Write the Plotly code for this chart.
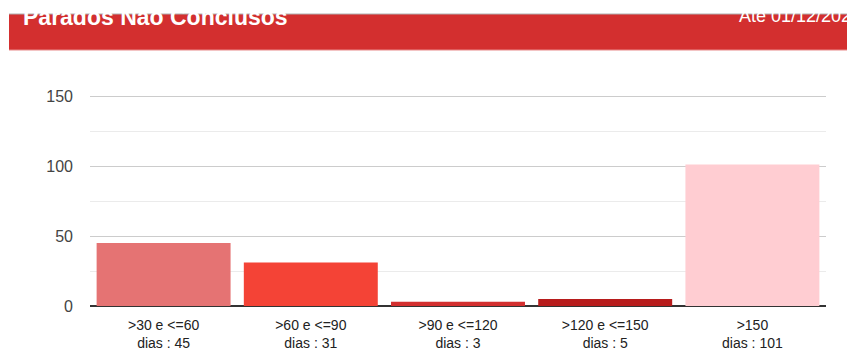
import plotly.graph_objects as go

# Faixas de dias parados e quantidade de processos em cada faixa
faixas = [">30 e <=60", ">60 e <=90", ">90 e <=120", ">120 e <=150", ">150"]
quantidades = [45, 31, 3, 5, 101]
cores = ["#e57373", "#f44336", "#d32f2f", "#b71c1c", "#ffcdd2"]
y_ticks = [0, 50, 100, 150]

titulo = "Parados Não Conclusos"
data_ref = "Até 01/12/2020"


def esc(s):
    return s.replace("<", "&lt;").replace(">", "&gt;")


rotulos = [f"{esc(f)}<br>dias : {q}" for f, q in zip(faixas, quantidades)]

W, H = 847, 354
L, R, T, B = 90, 21, 92, 48
pw, ph = W - L - R, H - T - B
y_max = 150 * ph / 210  # deixa uma pequena folga acima da linha de 150


def px_x(x):
    return (x - L) / pw


def px_y(y):
    return (H - B - y) / ph


fig = go.Figure(
    go.Bar(
        x=faixas,
        y=quantidades,
        marker=dict(color=cores, line=dict(width=0)),
        hoverinfo="skip",
    )
)

# Faixa vermelha do cabeçalho
fig.add_shape(
    type="rect", xref="paper", yref="paper",
    x0=px_x(9), x1=px_x(850), y0=px_y(50), y1=px_y(14),
    fillcolor="#d32f2f", line=dict(width=0), layer="below",
)
fig.add_shape(
    type="line", xref="paper", yref="paper",
    x0=px_x(9), x1=px_x(850), y0=px_y(14), y1=px_y(14),
    line=dict(color="#b0b0b0", width=1),
)
fig.add_shape(
    type="line", xref="paper", yref="paper",
    x0=px_x(9), x1=px_x(850), y0=px_y(50), y1=px_y(50),
    line=dict(color="#e88a8a", width=1),
)
fig.add_annotation(
    xref="paper", yref="paper", x=px_x(21), y=px_y(17),
    xanchor="left", yanchor="middle", showarrow=False,
    text=f"<b>{titulo}</b>",
    font=dict(family="Liberation Sans, Arial", size=23, color="white"),
)
fig.add_annotation(
    xref="paper", yref="paper", x=px_x(737), y=px_y(16),
    xanchor="left", yanchor="middle", showarrow=False,
    text=data_ref,
    font=dict(family="Liberation Sans, Arial", size=18, color="white"),
)

fig.update_layout(
    width=W, height=H,
    margin=dict(l=L, r=R, t=T, b=B, pad=0),
    paper_bgcolor="white", plot_bgcolor="white",
    bargap=0.09,
    showlegend=False,
    font=dict(family="Liberation Sans, Arial"),
)
fig.update_xaxes(
    tickmode="array", tickvals=faixas, ticktext=rotulos,
    tickfont=dict(size=14, color="#222222"),
    showline=False, showgrid=False, ticks="",
    ticklabelstandoff=9, automargin=False,
    fixedrange=True,
)
fig.update_yaxes(
    range=[0, y_max], tickmode="array", tickvals=y_ticks,
    tickfont=dict(size=16, color="#444444"),
    showgrid=True, gridcolor="#cccccc", gridwidth=1,
    minor=dict(dtick=25, tick0=0, showgrid=True, gridcolor="#ebebeb", gridwidth=1, ticks=""),
    zeroline=True, zerolinecolor="#333333", zerolinewidth=2,
    showline=False, ticks="", ticklabelstandoff=16, automargin=False,
    fixedrange=True,
)

fig.write_html("out.html")
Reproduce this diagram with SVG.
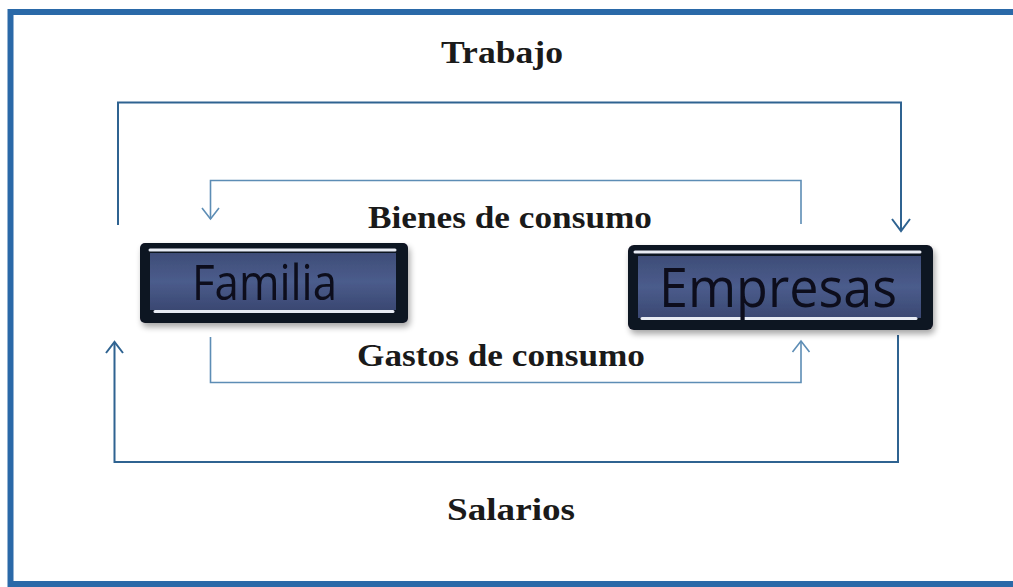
<svg xmlns="http://www.w3.org/2000/svg" width="1013" height="587" viewBox="0 0 1013 587">
<defs>
<style>
.lbl{font-family:"Liberation Serif","Times New Roman",serif;font-weight:bold;font-size:32px;fill:#1a1a1a;text-anchor:middle}
.nd{font-family:"Open Sans","Noto Sans",sans-serif;fill:#0d0f1c}
.outer{fill:none;stroke:#2f6391;stroke-width:2}
.inner{fill:none;stroke:#5d8db5;stroke-width:1.6}
.hl{stroke:#e8ecf4;stroke-width:3;stroke-linecap:round}
</style>
<linearGradient id="panel" x1="0" y1="0" x2="0" y2="1">
<stop offset="0" stop-color="#3e4d78"/>
<stop offset="0.5" stop-color="#4b5c8c"/>
<stop offset="1" stop-color="#3a4872"/>
</linearGradient>
<filter id="sh" x="-10%" y="-20%" width="120%" height="150%">
<feGaussianBlur in="SourceAlpha" stdDeviation="3"/>
<feOffset dx="2" dy="4"/>
<feComponentTransfer><feFuncA type="linear" slope="0.35"/></feComponentTransfer>
<feMerge><feMergeNode/><feMergeNode in="SourceGraphic"/></feMerge>
</filter>
</defs>
<rect x="0" y="0" width="1013" height="587" fill="#ffffff"/>
<rect x="10.5" y="12" width="1012" height="572" fill="none" stroke="#2a69a8" stroke-width="6"/>

<text class="lbl" x="502" y="63" textLength="122" lengthAdjust="spacingAndGlyphs">Trabajo</text>
<text class="lbl" x="510" y="228" textLength="284" lengthAdjust="spacingAndGlyphs">Bienes de consumo</text>
<text class="lbl" x="501" y="366" textLength="288" lengthAdjust="spacingAndGlyphs">Gastos de consumo</text>
<text class="lbl" x="511" y="520" textLength="128" lengthAdjust="spacingAndGlyphs">Salarios</text>

<g id="connectors">
<polyline class="outer" points="118,225 118,102.5 901,102.5 901,231"/>
<polyline class="outer" points="892,219 901,231 910,219"/>
<polyline class="inner" points="801,224 801,180.5 210.5,180.5 210.5,219"/>
<polyline class="inner" points="202,208 210.5,219 219,208"/>
<polyline class="inner" points="210.5,337 210.5,382.5 801,382.5 801,341"/>
<polyline class="inner" points="792.5,352 801,341 809.5,352"/>
<polyline class="outer" points="898,335 898,462 114.5,462 114.5,342"/>
<polyline class="outer" points="106,353 114.5,342 123,353"/>
</g>

<g id="familia" filter="url(#sh)">
<rect x="140" y="243" width="268" height="80" rx="5" fill="#0c1220"/>
<rect x="150" y="253" width="246" height="57" fill="url(#panel)"/>
<line class="hl" x1="150" y1="250" x2="395" y2="250"/>
<line class="hl" x1="155" y1="311.5" x2="393" y2="311.5"/>
<text class="nd" x="264.5" y="300" font-size="50" text-anchor="middle" textLength="145" lengthAdjust="spacingAndGlyphs">Familia</text>
</g>

<g id="empresas" filter="url(#sh)">
<rect x="628" y="245" width="305" height="85" rx="6" fill="#0c1220"/>
<rect x="638" y="256" width="283" height="62" fill="url(#panel)"/>
<line class="hl" x1="635" y1="252" x2="920" y2="252"/>
<line class="hl" x1="642" y1="318.5" x2="916" y2="318.5"/>
<text class="nd" x="778" y="307" font-size="55" text-anchor="middle" textLength="238" lengthAdjust="spacingAndGlyphs">Empresas</text>
</g>
</svg>
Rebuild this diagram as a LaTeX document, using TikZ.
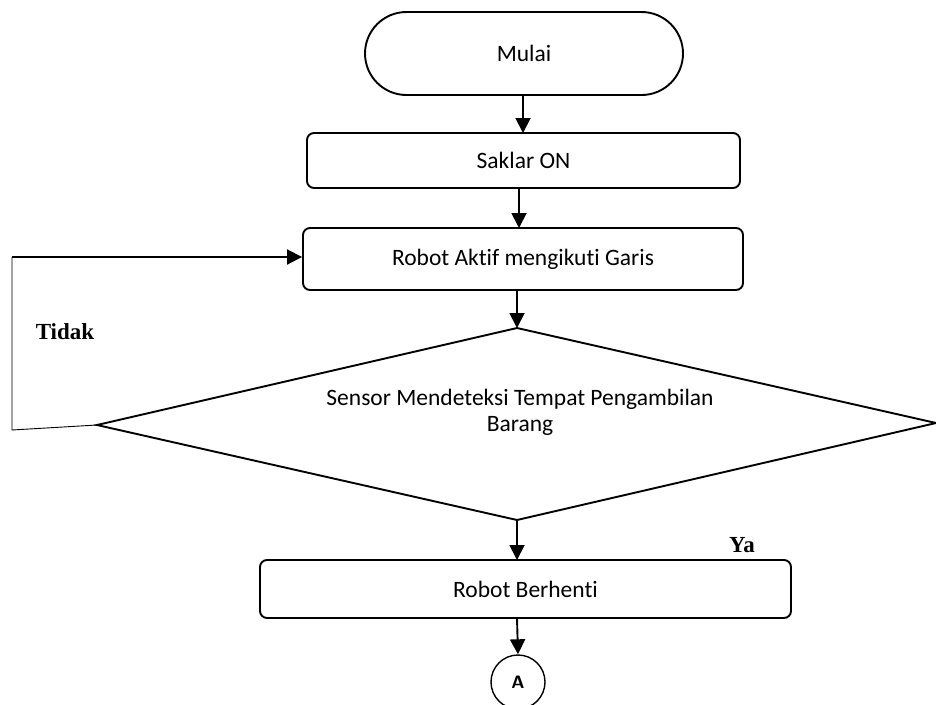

PROBLEM: Beginning with the first line of the records above, extract each line exactly through the line that holds "in zip(faixas, quantidades)]", both ends included. Omit pictures.

RESULT FOR THIS TASK:
Write the Plotly code for this chart.
import plotly.graph_objects as go

# Faixas de dias parados e quantidade de processos em cada faixa
faixas = [">30 e <=60", ">60 e <=90", ">90 e <=120", ">120 e <=150", ">150"]
quantidades = [45, 31, 3, 5, 101]
cores = ["#e57373", "#f44336", "#d32f2f", "#b71c1c", "#ffcdd2"]
y_ticks = [0, 50, 100, 150]

titulo = "Parados Não Conclusos"
data_ref = "Até 01/12/2020"


def esc(s):
    return s.replace("<", "&lt;").replace(">", "&gt;")


rotulos = [f"{esc(f)}<br>dias : {q}" for f, q in zip(faixas, quantidades)]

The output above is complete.